When will my writing speak? 

 

The head is a haven for thoughts to swell and break at the shore. Storms may crash about, but the tide is always at push and pull beneath.

 

I turn in the current and cling to seaweed and salt. The grit in my eye is washed away as I tumble. I forget how I don’t like the sea, but it likes me; it carries me further from you and into its mouth. I speak the sea. The sea says, Wave for me. You look so beautiful standing there, shouting, tearing your hair out. But the sea does not say come closer, that it will take you too.

 

Soon the essence of me has washed away your footsteps, and the last cry on your lips is the first breath I take.

 

Writing begins in strange places. It also ends. Perhaps in writing, as in life, there is always a death. Is that what I’m afraid of? I’m afraid to begin before it can end? Is it death that speaks from the stillness, the quiet, the one who listens?

 

I remember now. As a writer, I am called to the darkness. That’s where I feel alive. In death I am alive.

 

I’m still drowning, just in shallower water.

 

Once death has spoken, and I have heard, the day will have a different quality. I’ll be damp behind the ears. I’ll be like the woman in the forest, looking over her shoulder, having touched something.

 

I’ll have touched a voice.

 

 

What supports you to find your voice?

What nourishes you so that you may feel deeper?

Is it the darkness?

What can be understood from its depths?

 

Image courtesy of Helen Platania, titled ‘Forest Dweller’. Please see more of Helen’s work by clicking here.
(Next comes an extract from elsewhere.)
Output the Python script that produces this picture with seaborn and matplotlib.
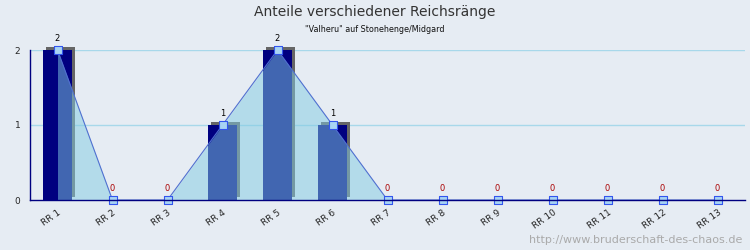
import matplotlib
matplotlib.use("Agg")
import matplotlib.pyplot as plt
import matplotlib.transforms as mtransforms
import seaborn as sns
import numpy as np
import pandas as pd

categories = ["RR 1", "RR 2", "RR 3", "RR 4", "RR 5", "RR 6", "RR 7",
              "RR 8", "RR 9", "RR 10", "RR 11", "RR 12", "RR 13"]
values = [2, 0, 0, 1, 2, 1, 0, 0, 0, 0, 0, 0, 0]
yticks = [0, 1, 2]
title = "Anteile verschiedener Reichsränge"
subtitle = "\"Valheru\" auf Stonehenge/Midgard"
footer = "http://www.bruderschaft-des-chaos.de"

BG = "#e6ecf3"
NAVY = "#000080"

sns.set_theme(style="white")
plt.rcParams["font.family"] = ["DejaVu Sans"]

df = pd.DataFrame({"cat": categories, "val": values})
pos = np.arange(len(categories))

fig = plt.figure(figsize=(7.5, 2.5), dpi=100, facecolor=BG)
ax = fig.add_axes([30 / 750, 50 / 250, 715 / 750, 150 / 250])
ax.set_facecolor(BG)

# grid
for yv in yticks[1:]:
    ax.axhline(yv, color="#a8d8ea", lw=1, zorder=0)

barw = 0.53
dx = 3 / 55
dy = 3 / 75
vals = np.array(values, dtype=float)
mask = vals > 0
# shadow
shadow = ax.bar(pos[mask] + dx, vals[mask], width=barw, bottom=dy,
                color="#666666", zorder=1, linewidth=0)
for r in shadow:
    r.set_clip_on(False)
# bars
sns.barplot(data=df, x="cat", y="val", color=NAVY, width=barw, ax=ax,
            saturation=1, zorder=2, linewidth=0)

# area + line
ax.fill_between(pos, 0, vals, color="#82cce3", alpha=0.5, zorder=3, linewidth=0)
ax.plot(pos, vals, color="#5070d0", lw=0.8, zorder=4)
ax.scatter(pos, vals, marker="s", s=28, facecolor="#a8d4f4",
           edgecolor="#3355ee", linewidth=0.8, zorder=5, clip_on=False)

# value labels
for p, v in zip(pos, values):
    ax.annotate(str(v), (p, v), xytext=(0, 5), textcoords="offset points",
                ha="center", va="bottom", fontsize=6,
                color="black" if v > 0 else "#aa0000", zorder=6)

ax.set_xlim(-0.5, len(categories) - 0.5)
ax.set_ylim(0, 2)
ax.set_yticks(yticks)
ax.set_yticklabels([str(t) for t in yticks], fontsize=6.5)
ax.set_xticks(pos)
ax.set_xticklabels(categories, rotation=35, ha="right", rotation_mode="anchor",
                   fontsize=6.5)
offset = mtransforms.ScaledTranslation(-3 / 100, 0, fig.dpi_scale_trans)
for lbl in ax.get_xticklabels():
    lbl.set_transform(lbl.get_transform() + offset)
ax.set_xticks(np.arange(-0.5, len(categories)), minor=True)
ax.tick_params(axis="x", which="major", length=0, pad=6)
ax.tick_params(axis="x", which="minor", direction="in", length=4,
               color=NAVY, width=1)
ax.tick_params(axis="y", direction="in", length=4, color=NAVY, width=1, pad=7)
ax.set_xlabel("")
ax.set_ylabel("")
for s in ["top", "right"]:
    ax.spines[s].set_visible(False)
for s in ["left", "bottom"]:
    ax.spines[s].set_color(NAVY)
    ax.spines[s].set_linewidth(1)
    ax.spines[s].set_zorder(7)

fig.text(0.5, 1 - 12 / 250, title, ha="center", va="center", fontsize=10,
         color="#333333")
fig.text(0.5, 1 - 30 / 250, subtitle, ha="center", va="center", fontsize=5.8,
         color="#111111")
fig.text(742 / 750, 1 - 240 / 250, footer, ha="right", va="center",
         fontsize=8, color="#aaaaaa")

fig.savefig("out.png", dpi=100, facecolor=BG)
I have the joy of looking at Helen’s art piece each day I visit my studio. When I was in isolation for the launch of Banyule Open Studios where my sound installation was on show, and I had asked Helen to share some of her illustrations for my installation, Helen asked me if she could pop into my studio and paste this piece on my wall behind my laptop stand. I am delighted by Helen’s gift. I can see ‘Forest Dweller’ peering over my screen each time I am at my desk. This woman, who I like to imagine resembles me, reminds me to produce my art from my own path I walk in the forest. Other artists walk their path too. I feel less alone knowing we are all finding our way in the forest.